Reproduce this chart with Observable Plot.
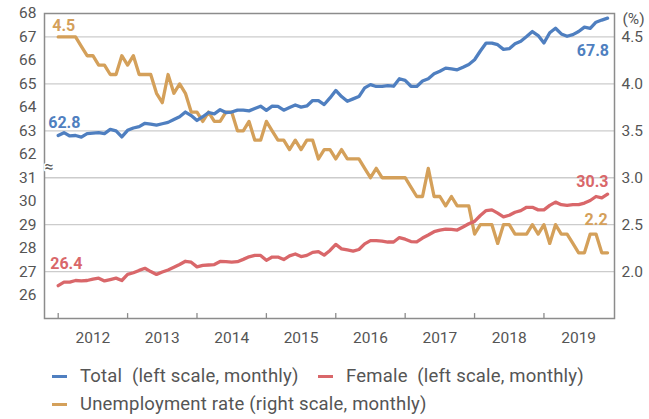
<!DOCTYPE html>
<html><head><meta charset="utf-8">
<script src="https://cdn.jsdelivr.net/npm/d3@7"></script>
<script src="https://cdn.jsdelivr.net/npm/@observablehq/plot@0.6"></script>
<style>
body{margin:0;background:#fff;font-family:Roboto,sans-serif;}
#chart{width:649px;height:419px;position:relative;overflow:hidden;}
#chart svg{position:absolute;left:0;top:0;}
.leg{position:absolute;font-size:18.5px;letter-spacing:0.2px;line-height:22px;color:#555;display:flex;align-items:center;white-space:pre;}
.sw{display:inline-block;width:15px;height:3px;margin-right:13px;}
</style></head><body><div id="chart"></div>
<script>
const years = [2012, 2013, 2014, 2015, 2016, 2017, 2018, 2019];
// monthly, Jan 2012 - Dec 2019
const total = [62.8,62.92,62.78,62.8,62.73,62.88,62.9,62.92,62.88,63.06,63.0,62.74,
63.02,63.12,63.18,63.32,63.28,63.24,63.3,63.36,63.48,63.6,63.8,63.65,
63.44,63.6,63.78,63.72,63.9,63.78,63.8,63.88,63.88,63.85,63.95,64.05,
63.87,64.05,64.04,63.88,63.99,64.1,64.01,64.06,64.29,64.29,64.12,64.4,
64.72,64.46,64.26,64.36,64.46,64.83,64.97,64.89,64.89,64.93,64.9,65.22,
65.15,64.9,64.89,65.12,65.22,65.43,65.54,65.67,65.64,65.6,65.71,65.83,
66.03,66.4,66.74,66.74,66.67,66.47,66.5,66.71,66.82,67.02,67.23,67.06,
66.74,67.18,67.37,67.13,67.03,67.1,67.23,67.42,67.37,67.63,67.72,67.8];
const female = [26.4,26.55,26.55,26.62,26.6,26.62,26.68,26.72,26.6,26.66,26.72,26.62,
26.88,26.95,27.05,27.14,27.0,26.88,26.98,27.07,27.18,27.3,27.44,27.4,
27.2,27.26,27.28,27.3,27.43,27.42,27.4,27.42,27.52,27.63,27.69,27.69,
27.48,27.62,27.62,27.51,27.67,27.75,27.64,27.69,27.82,27.85,27.7,27.9,
28.16,27.97,27.92,27.87,27.94,28.18,28.32,28.32,28.3,28.26,28.26,28.45,
28.38,28.28,28.27,28.43,28.56,28.7,28.77,28.81,28.8,28.77,28.9,29.04,
29.14,29.39,29.6,29.63,29.49,29.33,29.4,29.53,29.6,29.74,29.74,29.63,
29.63,29.82,29.96,29.85,29.82,29.85,29.85,29.92,30.03,30.2,30.14,30.3];
const unemployment = [4.5,4.5,4.5,4.5,4.4,4.3,4.3,4.2,4.2,4.1,4.1,4.3,
4.2,4.3,4.1,4.1,4.1,3.9,3.8,4.1,3.9,4.0,3.9,3.7,
3.7,3.6,3.7,3.6,3.6,3.7,3.7,3.5,3.5,3.6,3.4,3.4,
3.6,3.5,3.4,3.4,3.3,3.4,3.3,3.4,3.4,3.2,3.3,3.3,
3.2,3.3,3.2,3.2,3.2,3.1,3.0,3.1,3.0,3.0,3.0,3.0,
3.0,2.9,2.8,2.8,3.1,2.8,2.8,2.7,2.8,2.7,2.7,2.7,
2.4,2.5,2.5,2.5,2.3,2.5,2.5,2.4,2.4,2.4,2.5,2.4,
2.5,2.3,2.5,2.4,2.4,2.3,2.2,2.2,2.4,2.4,2.2,2.2];
const leftTicks = [26, 27, 28, 29, 30, 31, 62, 63, 64, 65, 66, 67, 68];
const rightTicks = [2.0, 2.5, 3.0, 3.5, 4.0, 4.5];
const gridValues = [27, 29, 31, 63, 65, 67];
const seriesNames = ["Total  (left scale, monthly)", "Female  (left scale, monthly)", "Unemployment rate (right scale, monthly)"];
const colors = ["#4f7fc0", "#d9676a", "#d4a05a"];

// broken left axis: 25–31 on the lower segment, 62–68 on the upper; right axis 1.5–4.75
const leftPos = v => v > 50 ? v - 55 : v - 25;
const rightPos = r => (r - 1.5) * 4;

const rows = arr => arr.map((v, i) => ({m: i, v}));
const totalRows = rows(total), femaleRows = rows(female), unempRows = rows(unemployment);
const last = a => a[a.length - 1];

const lbl = {fontWeight: "bold", fontSize: 16, text: d => d.v.toFixed(1)};

const chart = Plot.plot({
  width: 649, height: 350,
  marginTop: 13, marginBottom: 32, marginLeft: 44, marginRight: 35,
  style: {fontFamily: "Roboto, sans-serif", fontSize: "15.5px", color: "#555", background: "white"},
  x: {domain: [-2.37, 96.2]},
  y: {domain: [0, 13]},
  marks: [
    Plot.ruleY(gridValues, {y: leftPos, stroke: "#cccccc", strokeWidth: 1.3}),
    Plot.frame({stroke: "#8c8c8c", strokeWidth: 1.5}),
    Plot.ruleX(years.map((y, i) => i * 12), {x: d => d, y1: 0, y2: 0.21, stroke: "#8c8c8c", strokeWidth: 1.3}),
    Plot.axisX(years.map((y, i) => i * 12 + 6), {tickSize: 0, tickPadding: 13, label: null,
      tickFormat: d => String(years[Math.round((d - 6) / 12)])}),
    Plot.axisY(leftTicks.map(leftPos), {anchor: "left", tickSize: 0, tickPadding: 8, label: null,
      tickFormat: p => String(leftTicks.find(v => Math.abs(leftPos(v) - p) < 1e-6))}),
    Plot.axisY(rightTicks.map(rightPos), {anchor: "right", tickSize: 0, tickPadding: 7, label: null,
      tickFormat: p => rightTicks.find(v => Math.abs(rightPos(v) - p) < 1e-6).toFixed(1)}),
    Plot.text(["(%)"], {frameAnchor: "top-right", text: d => d, dx: 8, dy: 6, textAnchor: "start", lineAnchor: "middle", fill: "#555", fontSize: 15.5}),
    Plot.text([6.45], {y: d => d, frameAnchor: "left", text: () => "≈", fontSize: 16, fill: "#555", stroke: "white", strokeWidth: 3, paintOrder: "stroke"}),
    Plot.lineY(unempRows, {x: "m", y: d => rightPos(d.v), stroke: colors[2], strokeWidth: 3.3}),
    Plot.lineY(femaleRows, {x: "m", y: d => leftPos(d.v), stroke: colors[1], strokeWidth: 3.3}),
    Plot.lineY(totalRows, {x: "m", y: d => leftPos(d.v), stroke: colors[0], strokeWidth: 3.3}),
    Plot.text([unempRows[0]], {...lbl, x: "m", y: d => rightPos(d.v), fill: colors[2], textAnchor: "start", dx: -6, dy: -11}),
    Plot.text([totalRows[0]], {...lbl, x: "m", y: d => leftPos(d.v), fill: colors[0], textAnchor: "start", dx: -10, dy: -12.5}),
    Plot.text([femaleRows[0]], {...lbl, x: "m", y: d => leftPos(d.v), fill: colors[1], textAnchor: "start", dx: -8, dy: -21.5}),
    Plot.text([last(totalRows)], {...lbl, x: "m", y: d => leftPos(d.v), fill: colors[0], textAnchor: "end", dx: 1.5, dy: 33}),
    Plot.text([last(femaleRows)], {...lbl, x: "m", y: d => leftPos(d.v), fill: colors[1], textAnchor: "end", dx: 1, dy: -12}),
    Plot.text([last(unempRows)], {...lbl, x: "m", y: d => rightPos(d.v), fill: colors[2], textAnchor: "end", dx: 0, dy: -33})
  ]
});
const host = document.getElementById("chart");
host.appendChild(chart);
const legendPos = [[52, 365], [318, 365], [52, 393]];
seriesNames.forEach((name, i) => {
  const d = document.createElement("div");
  d.className = "leg";
  d.style.left = legendPos[i][0] + "px";
  d.style.top = legendPos[i][1] + "px";
  const sw = document.createElement("span");
  sw.className = "sw";
  sw.style.background = colors[i];
  d.appendChild(sw);
  d.appendChild(document.createTextNode(name));
  host.appendChild(d);
});
</script></body></html>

:::::

### [Your objective]
Track down the lines that include the word "chart" and copy them.

### [Full output]
Reproduce this chart with Observable Plot.
#chart{width:649px;height:419px;position:relative;overflow:hidden;}
#chart svg{position:absolute;left:0;top:0;}
</style></head><body><div id="chart"></div>
const chart = Plot.plot({
const host = document.getElementById("chart");
host.appendChild(chart);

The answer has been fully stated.